V&R is wedded to the idea that a business is most moral when modelled on the estate of Max Scheler (V&R, Chapter 5).
A good example of the estate, even within vast industries, is the genba — the solidaristic and innovative worker’s ethos of Japan (“Japan’s Famed Manufacturing Model Is Facing a Crisis” [WSJ: Alastair Gale & Sean McLain]). The niche perfume brand Le Labo may once have been an approximation. The founders developed a charming business plan: small-scale and high aesthetics. It proved highly successfully and was sold to Estee Lauder in 2015.

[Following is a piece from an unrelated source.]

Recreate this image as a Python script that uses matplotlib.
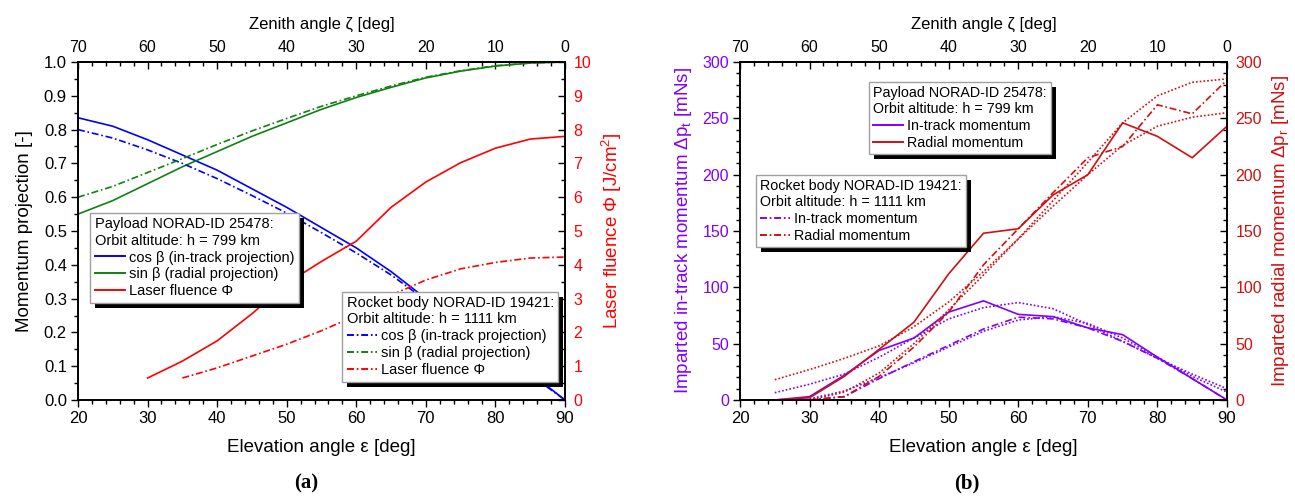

Perhaps it still is an approximation. The founders remain in control of its creative developmental and add that the benefit of selling was to secure excellent logistics (https://www.scmp.com/lifestyle/fashion-beauty/article/2168577/cult-perfume-brand-le-labo-and-chemistry-personal-and). This relationship is really two hierarchies assisting one another: creative and pragmatic know-how coming together.
To use Scheler to assess the morality of the Le Labo business plan, it would be imperative to know the depth of autonomy the founders retain as well as whether there is any serious cultivation of the staff. Besides a place of work, an estate is a place of education. For this reason, like the genba, the estate is committed to the long term development of members and expects innovation from rank-and-file. It crafts a status for workers rather than reducing them to functionaries.
Nonetheless, as the recent crisis in the genba model of industry in Japan shows — provoked in part by an aloofness of management from the rank-and-file of the genba — an alertness to mixing streams of hierarchy can be a very good thing. The valorization of hierarchy in Scheler’s thinking is found at V&R, Chapter 7.